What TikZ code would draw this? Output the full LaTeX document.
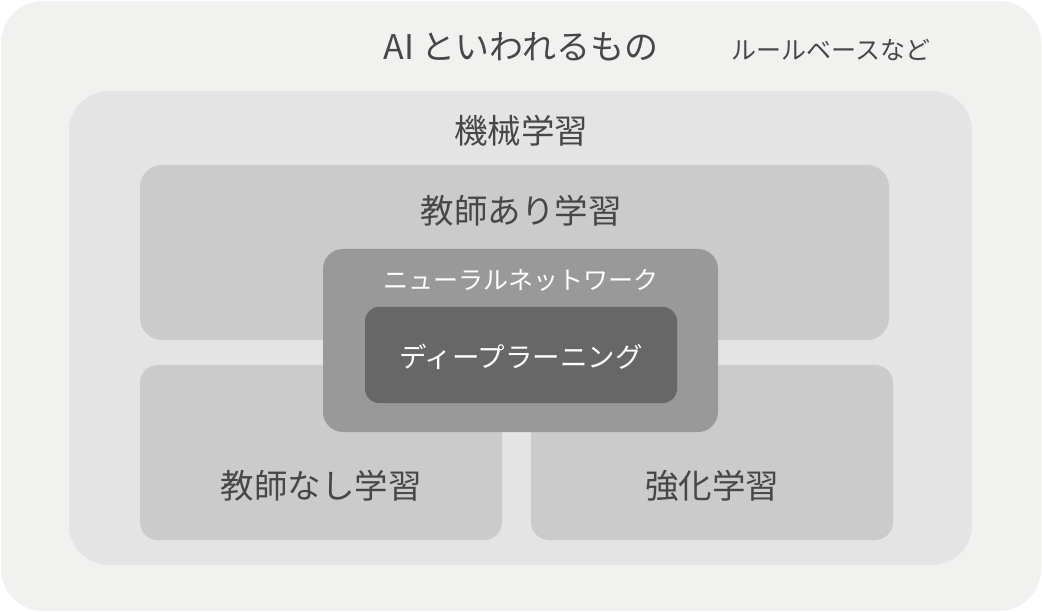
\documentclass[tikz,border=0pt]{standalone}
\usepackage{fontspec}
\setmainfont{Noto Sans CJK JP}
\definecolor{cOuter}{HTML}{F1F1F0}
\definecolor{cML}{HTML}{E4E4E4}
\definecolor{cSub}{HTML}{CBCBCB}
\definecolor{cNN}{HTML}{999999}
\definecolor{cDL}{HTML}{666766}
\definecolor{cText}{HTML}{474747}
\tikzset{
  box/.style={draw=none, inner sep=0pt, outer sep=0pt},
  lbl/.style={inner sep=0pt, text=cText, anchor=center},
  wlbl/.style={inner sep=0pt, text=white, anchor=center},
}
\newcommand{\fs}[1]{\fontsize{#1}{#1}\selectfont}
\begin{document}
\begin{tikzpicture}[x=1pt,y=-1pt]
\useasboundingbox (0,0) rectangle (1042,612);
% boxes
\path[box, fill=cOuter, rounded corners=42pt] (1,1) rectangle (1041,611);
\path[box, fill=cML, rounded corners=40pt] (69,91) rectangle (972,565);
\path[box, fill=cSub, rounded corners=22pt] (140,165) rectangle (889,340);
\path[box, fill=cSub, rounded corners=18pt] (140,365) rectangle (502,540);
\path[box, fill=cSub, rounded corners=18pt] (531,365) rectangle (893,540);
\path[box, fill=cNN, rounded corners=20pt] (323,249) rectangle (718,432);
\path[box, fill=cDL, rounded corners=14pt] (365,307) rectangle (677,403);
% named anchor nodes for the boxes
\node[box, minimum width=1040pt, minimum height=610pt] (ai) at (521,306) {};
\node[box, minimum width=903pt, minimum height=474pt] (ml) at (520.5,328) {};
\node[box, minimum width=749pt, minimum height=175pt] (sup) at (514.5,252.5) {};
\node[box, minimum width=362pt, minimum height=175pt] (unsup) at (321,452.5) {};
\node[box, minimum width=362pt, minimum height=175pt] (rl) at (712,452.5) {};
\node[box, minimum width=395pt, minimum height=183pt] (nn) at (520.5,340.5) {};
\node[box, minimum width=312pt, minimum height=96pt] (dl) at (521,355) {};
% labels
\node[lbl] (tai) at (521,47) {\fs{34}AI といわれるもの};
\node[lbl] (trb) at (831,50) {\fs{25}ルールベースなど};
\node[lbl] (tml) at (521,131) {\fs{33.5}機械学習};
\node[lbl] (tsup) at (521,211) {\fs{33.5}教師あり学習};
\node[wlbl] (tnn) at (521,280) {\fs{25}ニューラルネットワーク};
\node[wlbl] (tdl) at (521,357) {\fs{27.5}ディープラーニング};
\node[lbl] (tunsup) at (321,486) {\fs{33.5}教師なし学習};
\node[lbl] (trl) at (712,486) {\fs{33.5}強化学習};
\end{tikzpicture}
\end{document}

* * *

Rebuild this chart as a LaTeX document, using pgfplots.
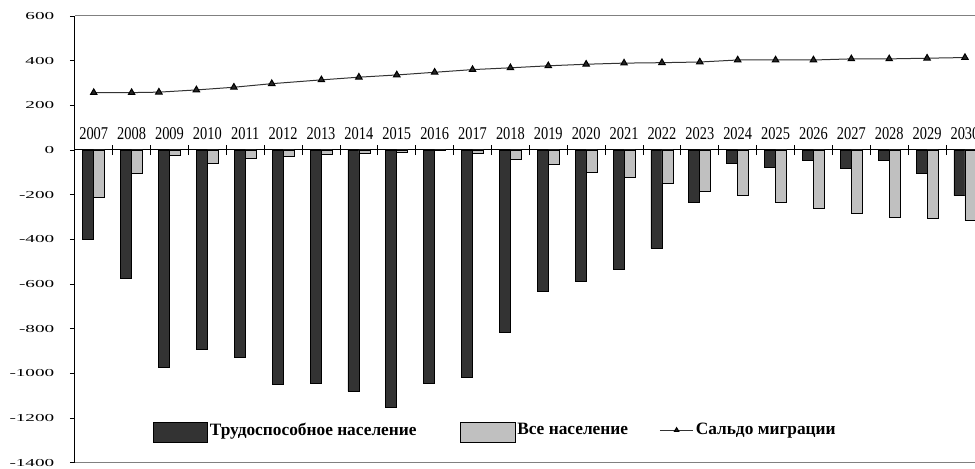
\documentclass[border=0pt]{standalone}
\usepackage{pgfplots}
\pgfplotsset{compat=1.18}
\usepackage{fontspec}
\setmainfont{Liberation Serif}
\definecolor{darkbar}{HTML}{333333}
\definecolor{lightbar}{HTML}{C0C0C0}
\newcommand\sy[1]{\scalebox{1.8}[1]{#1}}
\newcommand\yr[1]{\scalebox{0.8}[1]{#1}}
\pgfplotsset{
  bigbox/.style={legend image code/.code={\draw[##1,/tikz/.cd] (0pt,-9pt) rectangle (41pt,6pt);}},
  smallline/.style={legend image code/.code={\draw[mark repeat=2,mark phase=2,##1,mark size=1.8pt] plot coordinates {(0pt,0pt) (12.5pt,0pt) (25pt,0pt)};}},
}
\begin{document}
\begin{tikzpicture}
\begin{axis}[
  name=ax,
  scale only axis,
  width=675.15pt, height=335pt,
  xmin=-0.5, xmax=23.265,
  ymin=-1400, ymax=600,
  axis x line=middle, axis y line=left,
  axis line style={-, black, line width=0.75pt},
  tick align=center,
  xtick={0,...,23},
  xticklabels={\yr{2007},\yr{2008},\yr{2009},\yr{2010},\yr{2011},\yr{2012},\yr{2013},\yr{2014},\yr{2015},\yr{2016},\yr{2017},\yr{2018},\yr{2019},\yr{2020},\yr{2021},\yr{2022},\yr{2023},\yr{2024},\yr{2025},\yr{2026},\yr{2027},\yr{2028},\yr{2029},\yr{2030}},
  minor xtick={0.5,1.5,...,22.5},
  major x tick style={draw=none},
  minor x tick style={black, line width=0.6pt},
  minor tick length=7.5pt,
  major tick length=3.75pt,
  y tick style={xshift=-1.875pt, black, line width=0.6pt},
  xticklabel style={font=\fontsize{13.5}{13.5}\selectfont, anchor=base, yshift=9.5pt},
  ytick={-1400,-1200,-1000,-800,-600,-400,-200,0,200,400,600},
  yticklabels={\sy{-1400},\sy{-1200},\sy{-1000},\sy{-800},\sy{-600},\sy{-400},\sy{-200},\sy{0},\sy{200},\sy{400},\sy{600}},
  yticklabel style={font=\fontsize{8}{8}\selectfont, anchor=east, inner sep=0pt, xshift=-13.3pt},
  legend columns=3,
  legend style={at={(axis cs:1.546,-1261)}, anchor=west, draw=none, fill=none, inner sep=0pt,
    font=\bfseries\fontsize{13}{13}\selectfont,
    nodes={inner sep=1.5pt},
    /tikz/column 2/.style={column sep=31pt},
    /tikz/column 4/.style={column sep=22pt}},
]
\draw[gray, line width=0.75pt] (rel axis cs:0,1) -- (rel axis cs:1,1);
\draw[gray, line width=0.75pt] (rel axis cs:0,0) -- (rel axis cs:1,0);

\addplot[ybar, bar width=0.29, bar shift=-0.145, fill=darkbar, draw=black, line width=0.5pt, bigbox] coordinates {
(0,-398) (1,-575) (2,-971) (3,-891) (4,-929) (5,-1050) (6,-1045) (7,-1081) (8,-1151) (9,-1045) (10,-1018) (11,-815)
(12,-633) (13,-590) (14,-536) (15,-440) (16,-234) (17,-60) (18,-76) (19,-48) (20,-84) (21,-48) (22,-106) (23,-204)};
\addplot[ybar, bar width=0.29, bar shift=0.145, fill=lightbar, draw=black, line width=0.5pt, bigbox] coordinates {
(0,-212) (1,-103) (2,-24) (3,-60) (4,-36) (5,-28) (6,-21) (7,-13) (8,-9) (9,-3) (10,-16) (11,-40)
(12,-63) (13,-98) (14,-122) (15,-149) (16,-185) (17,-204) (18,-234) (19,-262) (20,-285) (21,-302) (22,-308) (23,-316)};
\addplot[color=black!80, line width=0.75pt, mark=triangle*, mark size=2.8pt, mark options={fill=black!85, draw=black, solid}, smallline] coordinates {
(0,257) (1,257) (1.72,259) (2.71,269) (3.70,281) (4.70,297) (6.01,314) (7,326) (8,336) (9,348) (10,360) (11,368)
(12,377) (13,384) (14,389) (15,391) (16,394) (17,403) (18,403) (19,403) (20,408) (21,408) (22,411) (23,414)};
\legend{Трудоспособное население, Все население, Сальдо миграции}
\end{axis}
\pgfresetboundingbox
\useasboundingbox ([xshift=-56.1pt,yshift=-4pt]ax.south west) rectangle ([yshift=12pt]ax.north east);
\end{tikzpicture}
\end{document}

WHAT YOU WILL DO: Pick out the lines that include the word "code" and write them out.

RESULT OF THE TASK:
What TikZ code would draw this? Output the full LaTeX document.
  bigbox/.style={legend image code/.code={\draw[##1,/tikz/.cd] (0pt,-9pt) rectangle (41pt,6pt);}},
  smallline/.style={legend image code/.code={\draw[mark repeat=2,mark phase=2,##1,mark size=1.8pt] plot coordinates {(0pt,0pt) (12.5pt,0pt) (25pt,0pt)};}},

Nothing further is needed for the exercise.